Code that draws figures:
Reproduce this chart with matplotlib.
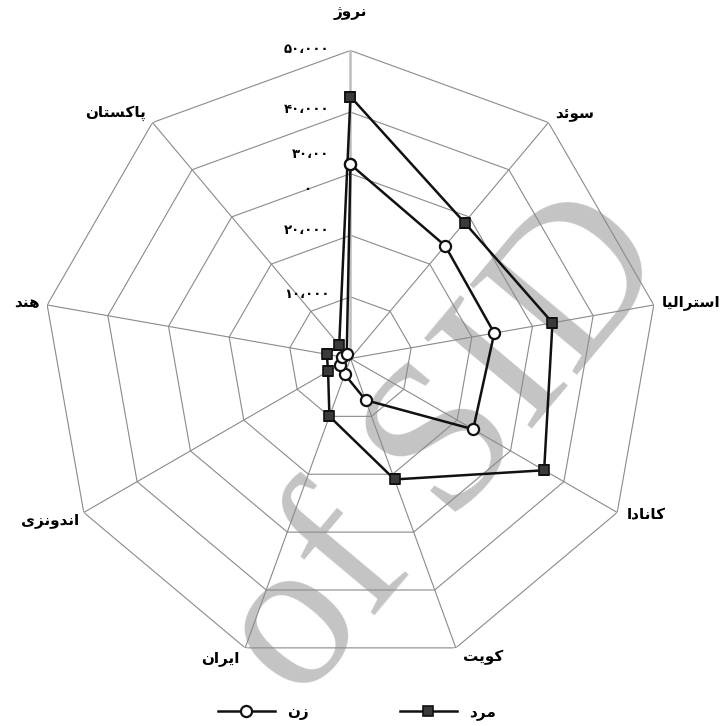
import matplotlib
matplotlib.use('Agg')
import matplotlib.pyplot as plt
import numpy as np
from matplotlib.transforms import Bbox, TransformedBbox

# data
categories = ['نروژ', 'سوئد', 'استرالیا', 'کانادا', 'کویت', 'ایران', 'اندونزی', 'هند', 'پاکستان']
male = [42500, 28800, 33300, 36300, 20900, 10000, 4200, 3900, 2850]
female = [31500, 23900, 23700, 23000, 7200, 2750, 2050, 1450, 950]
ring_values = [10000, 20000, 30000, 40000, 50000]
ring_labels = ['۱۰،۰۰۰', '۲۰،۰۰۰', '۳۰،۰۰', '۴۰،۰۰۰', '۵۰،۰۰۰']
series_names = ['مرد', 'زن']

# matplotlib has no arabic shaping, so pick the joined forms by hand
# (isolated, final, initial, medial)
FORMS = {
    'ا': (0xFE8D, 0xFE8E, None, None),
    'د': (0xFEA9, 0xFEAA, None, None),
    'ر': (0xFEAD, 0xFEAE, None, None),
    'ز': (0xFEAF, 0xFEB0, None, None),
    'ژ': (0xFB8A, 0xFB8B, None, None),
    'و': (0xFEED, 0xFEEE, None, None),
    'ت': (0xFE95, 0xFE96, 0xFE97, 0xFE98),
    'س': (0xFEB1, 0xFEB2, 0xFEB3, 0xFEB4),
    'ل': (0xFEDD, 0xFEDE, 0xFEDF, 0xFEE0),
    'م': (0xFEE1, 0xFEE2, 0xFEE3, 0xFEE4),
    'ن': (0xFEE5, 0xFEE6, 0xFEE7, 0xFEE8),
    'ه': (0xFEE9, 0xFEEA, 0xFEEB, 0xFEEC),
    'ی': (0xFBFC, 0xFBFD, 0xFBFE, 0xFBFF),
    'ک': (0xFB8E, 0xFB8F, 0xFB90, 0xFB91),
    'پ': (0xFB56, 0xFB57, 0xFB58, 0xFB59),
    'ئ': (0xFE89, 0xFE8A, 0xFE8B, 0xFE8C),
}


def shape(s):
    out = []
    for i, ch in enumerate(s):
        f = FORMS.get(ch)
        if f is None:
            out.append(ch)
            continue
        prev = s[i - 1] if i > 0 else None
        nxt = s[i + 1] if i + 1 < len(s) else None
        jp = prev in FORMS and FORMS[prev][2] is not None
        jn = f[2] is not None and nxt in FORMS
        if jp and jn:
            c = f[3]
        elif jp:
            c = f[1]
        elif jn:
            c = f[2]
        else:
            c = f[0]
        out.append(chr(c))
    return ''.join(reversed(out))


plt.rcParams['font.family'] = ['DejaVu Sans']

fig = plt.figure(figsize=(7.24, 7.26), dpi=100)
ax = fig.add_axes([0.0587, 0.0820, 0.8508, 0.8485], projection='polar')
ax.set_theta_zero_location('N')
ax.set_theta_direction(-1)
ax.set_ylim(0, 50000)
ax.axis('off')

n = len(categories)
angles = np.arange(n) * 2 * np.pi / n
closed = np.append(angles, angles[0])

# web grid
for v in ring_values:
    ax.plot(closed, [v] * (n + 1), color='#8a8a8a', lw=0.8, zorder=1)
for i, a in enumerate(angles):
    if i == 0:
        ax.plot([a, a], [0, 50000], color='#bdbdbd', lw=1.8, zorder=1)
    else:
        ax.plot([a, a], [0, 50000], color='#8a8a8a', lw=0.8, zorder=1)

# watermark
wm = ax.text(300 / 724, 1 - 705 / 726, 'of SID', transform=fig.transFigure,
             rotation=50, rotation_mode='anchor', ha='left', va='baseline',
             fontsize=155, family='Liberation Serif', color='#c4c4c4', zorder=0.5)
wm2 = ax.text(292 / 724, 1 - 705 / 726, 'Archive ', transform=fig.transFigure,
              rotation=50, rotation_mode='anchor', ha='right', va='baseline',
              fontsize=155, family='Liberation Serif', color='#c4c4c4', zorder=0.5)
clip = TransformedBbox(Bbox([[0, 38 / 726], [1, 1]]), fig.transFigure)
for t in (wm, wm2):
    t.set_clip_box(clip)
    t.set_clip_on(True)

l_male, = ax.plot(closed, male + male[:1], color='#111111', lw=1.8,
                  marker='s', ms=6.5, mfc='#3a3a3a', mec='#111111', mew=1.2, zorder=4)
l_female, = ax.plot(closed, female + female[:1], color='#111111', lw=1.8,
                    marker='o', ms=8, mfc='white', mec='#111111', mew=1.6, zorder=5)

# category labels around the web
lab_off = [(0, 27), (5, 5.5), (6, 1.5), (7, -2), (5, -7), (-4, -8), (-3, -5.5), (-5, 1.5), (-5, 7)]
lab_ha = ['center', 'left', 'left', 'left', 'left', 'right', 'right', 'right', 'right']
for a, cat, off, ha in zip(angles, categories, lab_off, lab_ha):
    ax.annotate(shape(cat), xy=(a, 50000), xytext=off, textcoords='offset points',
                ha=ha, va='center', fontsize=11, fontweight='bold')

# value labels on the top axis
tick_off = [(-15, 2), (-15, 3.6), (-15, 14), (-15, 2), (-15, 0.5)]
for v, lab, off in zip(ring_values, ring_labels, tick_off):
    ax.annotate(lab, xy=(0, v), xytext=off, textcoords='offset points',
                ha='right', va='center', fontsize=9.5, fontweight='bold')
ax.annotate('۰', xy=(0, 30000), xytext=(-28, -11.7), textcoords='offset points',
            ha='right', va='center', fontsize=9.5, fontweight='bold')

fig.legend(handles=[l_female, l_male], labels=[shape(series_names[1]), shape(series_names[0])],
           loc='center', bbox_to_anchor=(357 / 724, 1 - 712 / 726), ncol=2, frameon=False,
           handlelength=3.7, columnspacing=6, prop={'weight': 'bold', 'size': 11})

fig.savefig('out.png', dpi=100)
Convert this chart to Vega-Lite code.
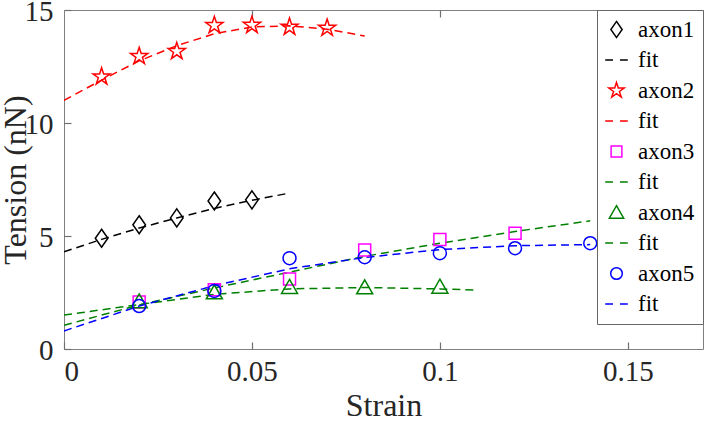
{
  "$schema": "https://vega.github.io/schema/vega-lite/v6.json",
  "width": 639,
  "height": 339,
  "autosize": "none",
  "padding": {"left": 64, "top": 10, "right": 5, "bottom": 72},
  "config": {
    "font": "Liberation Serif",
    "view": {"stroke": "#808080", "strokeWidth": 1},
    "legend": {"labelFont": "Liberation Serif"},
    "axis": {"labelFont": "Liberation Serif", "titleFont": "Liberation Serif", "ticks": true}
  },
  "datasets": {
    "pts": [
      {"series": "axon1", "strain": 0.01, "tension": 4.9},
      {"series": "axon1", "strain": 0.02, "tension": 5.5},
      {"series": "axon1", "strain": 0.03, "tension": 5.8},
      {"series": "axon1", "strain": 0.04, "tension": 6.55},
      {"series": "axon1", "strain": 0.05, "tension": 6.6},
      {"series": "axon2", "strain": 0.01, "tension": 12.05},
      {"series": "axon2", "strain": 0.02, "tension": 12.95},
      {"series": "axon2", "strain": 0.03, "tension": 13.17},
      {"series": "axon2", "strain": 0.04, "tension": 14.32},
      {"series": "axon2", "strain": 0.05, "tension": 14.33},
      {"series": "axon2", "strain": 0.06, "tension": 14.25},
      {"series": "axon2", "strain": 0.07, "tension": 14.2},
      {"series": "axon3", "strain": 0.02, "tension": 2.08},
      {"series": "axon3", "strain": 0.04, "tension": 2.62},
      {"series": "axon3", "strain": 0.06, "tension": 3.1},
      {"series": "axon3", "strain": 0.08, "tension": 4.38},
      {"series": "axon3", "strain": 0.1, "tension": 4.85},
      {"series": "axon3", "strain": 0.12, "tension": 5.12},
      {"series": "axon4", "strain": 0.02, "tension": 2.1},
      {"series": "axon4", "strain": 0.04, "tension": 2.5},
      {"series": "axon4", "strain": 0.06, "tension": 2.74},
      {"series": "axon4", "strain": 0.08, "tension": 2.72},
      {"series": "axon4", "strain": 0.1, "tension": 2.75},
      {"series": "axon5", "strain": 0.02, "tension": 1.9},
      {"series": "axon5", "strain": 0.04, "tension": 2.57},
      {"series": "axon5", "strain": 0.06, "tension": 4.02},
      {"series": "axon5", "strain": 0.08, "tension": 4.06},
      {"series": "axon5", "strain": 0.1, "tension": 4.24},
      {"series": "axon5", "strain": 0.12, "tension": 4.46},
      {"series": "axon5", "strain": 0.14, "tension": 4.68}
    ],
    "fits": [
      {"series": "fit1", "strain": 0.0, "tension": 4.3},
      {"series": "fit1", "strain": 0.01, "tension": 4.85},
      {"series": "fit1", "strain": 0.02, "tension": 5.35},
      {"series": "fit1", "strain": 0.03, "tension": 5.8},
      {"series": "fit1", "strain": 0.04, "tension": 6.22},
      {"series": "fit1", "strain": 0.05, "tension": 6.58},
      {"series": "fit1", "strain": 0.06, "tension": 6.9},
      {"series": "fit2", "strain": 0.0, "tension": 11.0},
      {"series": "fit2", "strain": 0.01, "tension": 11.9},
      {"series": "fit2", "strain": 0.02, "tension": 12.75},
      {"series": "fit2", "strain": 0.03, "tension": 13.42},
      {"series": "fit2", "strain": 0.04, "tension": 13.95},
      {"series": "fit2", "strain": 0.05, "tension": 14.25},
      {"series": "fit2", "strain": 0.06, "tension": 14.3},
      {"series": "fit2", "strain": 0.07, "tension": 14.15},
      {"series": "fit2", "strain": 0.08, "tension": 13.85},
      {"series": "fit3", "strain": 0.0, "tension": 1.05},
      {"series": "fit3", "strain": 0.02, "tension": 1.95},
      {"series": "fit3", "strain": 0.04, "tension": 2.7},
      {"series": "fit3", "strain": 0.06, "tension": 3.4},
      {"series": "fit3", "strain": 0.08, "tension": 4.1},
      {"series": "fit3", "strain": 0.1, "tension": 4.68},
      {"series": "fit3", "strain": 0.12, "tension": 5.2},
      {"series": "fit3", "strain": 0.14, "tension": 5.67},
      {"series": "fit4", "strain": 0.0, "tension": 1.5},
      {"series": "fit4", "strain": 0.02, "tension": 1.97},
      {"series": "fit4", "strain": 0.04, "tension": 2.42},
      {"series": "fit4", "strain": 0.06, "tension": 2.66},
      {"series": "fit4", "strain": 0.08, "tension": 2.72},
      {"series": "fit4", "strain": 0.1, "tension": 2.66},
      {"series": "fit4", "strain": 0.11, "tension": 2.6},
      {"series": "fit5", "strain": 0.0, "tension": 0.8},
      {"series": "fit5", "strain": 0.02, "tension": 1.9},
      {"series": "fit5", "strain": 0.04, "tension": 2.8},
      {"series": "fit5", "strain": 0.06, "tension": 3.55},
      {"series": "fit5", "strain": 0.08, "tension": 4.05},
      {"series": "fit5", "strain": 0.1, "tension": 4.4},
      {"series": "fit5", "strain": 0.12, "tension": 4.57},
      {"series": "fit5", "strain": 0.14, "tension": 4.62}
    ]
  },
  "layer": [
    {
      "data": {"name": "fits"},
      "mark": {"type": "line", "strokeDash": [8, 5], "strokeWidth": 1.5, "clip": true},
      "encoding": {
        "x": {
          "field": "strain", "type": "quantitative",
          "scale": {"domain": [0, 0.17], "nice": false, "zero": false},
          "axis": {"orient": "top", "labels": false, "title": null, "domain": false, "grid": false, "ticks": true,
                   "values": [0.05, 0.1, 0.15], "tickSize": 7, "offset": -7, "tickColor": "#707070", "tickWidth": 1.2}
        },
        "y": {
          "field": "tension", "type": "quantitative",
          "scale": {"domain": [0, 15], "nice": false},
          "axis": {"title": "Tension (nN)", "values": [0, 5, 10, 15], "grid": false, "domain": false, "ticks": true,
                   "tickSize": 7, "offset": -7, "tickColor": "#707070", "tickWidth": 1.2, "labelFontSize": 29, "labelColor": "#262626",
                   "labelPadding": 11, "labelOffset": 1.5, "titleFontSize": 32, "titleColor": "#262626", "titleFontWeight": "normal",
                   "titlePadding": -8}
        },
        "color": {"field": "series", "type": "nominal"}
      }
    },
    {
      "data": {"name": "pts"},
      "mark": {"type": "point", "filled": false, "strokeWidth": 1.5, "opacity": 1, "size": 324},
      "encoding": {
        "x": {
          "field": "strain", "type": "quantitative",
          "scale": {"domain": [0, 0.17], "nice": false, "zero": false},
          "axis": {"title": "Strain", "values": [0, 0.05, 0.1, 0.15], "format": "~g", "grid": false, "domain": false, "ticks": true,
                   "tickSize": 7, "offset": -7, "tickColor": "#707070", "tickWidth": 1.2, "labelFontSize": 29, "labelColor": "#262626",
                   "labelPadding": 8, "titleFontSize": 32, "titleColor": "#262626", "titleFontWeight": "normal",
                   "titlePadding": 4}
        },
        "y": {
          "field": "tension", "type": "quantitative",
          "scale": {"domain": [0, 15], "nice": false},
          "axis": {"title": "Tension (nN)", "values": [0, 5, 10, 15], "grid": false, "domain": false, "ticks": true,
                   "tickSize": 7, "offset": -7, "tickColor": "#707070", "tickWidth": 1.2, "labelFontSize": 29, "labelColor": "#262626",
                   "labelPadding": 11, "labelOffset": 1.5, "titleFontSize": 32, "titleColor": "#262626", "titleFontWeight": "normal",
                   "titlePadding": -8}
        },
        "color": {
          "field": "series", "type": "nominal",
          "scale": {
            "domain": ["axon1", "fit1", "axon2", "fit2", "axon3", "fit3", "axon4", "fit4", "axon5", "fit5"],
            "range": ["#000000", "#000000", "#ff0000", "#ff0000", "#ff00ff", "#008000", "#008000", "#008000", "#0000ff", "#0000ff"]
          },
          "legend": {
            "orient": "top-right", "offset": 0, "title": null,
            "labelFont": "Liberation Serif", "labelFontSize": 23, "labelColor": "#000000",
            "strokeColor": "#666666", "fillColor": "#ffffff", "padding": 8, "rowPadding": 6.5,
            "labelOffset": 10, "symbolStrokeWidth": 1.5, "symbolSize": 260,
            "labelExpr": "indexof(datum.label, 'fit') == 0 ? 'fit' : datum.label",
            "encode": {
              "symbols": {"update": {"fill": {"value": "transparent"}, "size": {"value": 260}, "strokeDash": {"value": []}}},
              "labels": {"update": {"font": {"value": "Liberation Serif"}, "fontSize": {"value": 23}}}
            }
          }
        },
        "shape": {
          "field": "series", "type": "nominal",
          "scale": {
            "domain": ["axon1", "fit1", "axon2", "fit2", "axon3", "fit3", "axon4", "fit4", "axon5", "fit5"],
            "range": [
              "M0,-1L0.7,0L0,1L-0.7,0Z",
              "M-1.4,0H-0.43M0.43,0H1.4",
              "M0,-1L0.2245,-0.309L0.951,-0.309L0.363,0.118L0.588,0.809L0,0.382L-0.588,0.809L-0.363,0.118L-0.951,-0.309L-0.2245,-0.309Z",
              "M-1.4,0H-0.43M0.43,0H1.4",
              "M-0.667,-0.667H0.667V0.667H-0.667Z",
              "M-1.4,0H-0.43M0.43,0H1.4",
              "M0,-0.85L0.89,0.7L-0.89,0.7Z",
              "M-1.4,0H-0.43M0.43,0H1.4",
              "M0.72,0A0.72,0.72,0,1,1,-0.72,0A0.72,0.72,0,1,1,0.72,0Z",
              "M-1.4,0H-0.43M0.43,0H1.4"
            ]
          },
          "legend": {
            "orient": "top-right", "offset": 0, "title": null,
            "labelFont": "Liberation Serif", "labelFontSize": 23, "labelColor": "#000000",
            "strokeColor": "#666666", "fillColor": "#ffffff", "padding": 8, "rowPadding": 6.5,
            "labelOffset": 10, "symbolStrokeWidth": 1.5, "symbolSize": 260,
            "labelExpr": "indexof(datum.label, 'fit') == 0 ? 'fit' : datum.label",
            "encode": {
              "symbols": {"update": {"fill": {"value": "transparent"}, "size": {"value": 260}, "strokeDash": {"value": []}}},
              "labels": {"update": {"font": {"value": "Liberation Serif"}, "fontSize": {"value": 23}}}
            }
          }
        }
      }
    }
  ],
  "resolve": {"scale": {"x": "independent"}, "axis": {"x": "independent"}}
}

What you should do » Transcribe the opening line of the listing above, please, and every line after it through the line with "from matplotlib.transforms import", word for word, without pictures.

Task answer »
Reproduce this chart with matplotlib.
import matplotlib
matplotlib.use('Agg')
import matplotlib.pyplot as plt
import numpy as np
from matplotlib.transforms import Bbox, TransformedBbox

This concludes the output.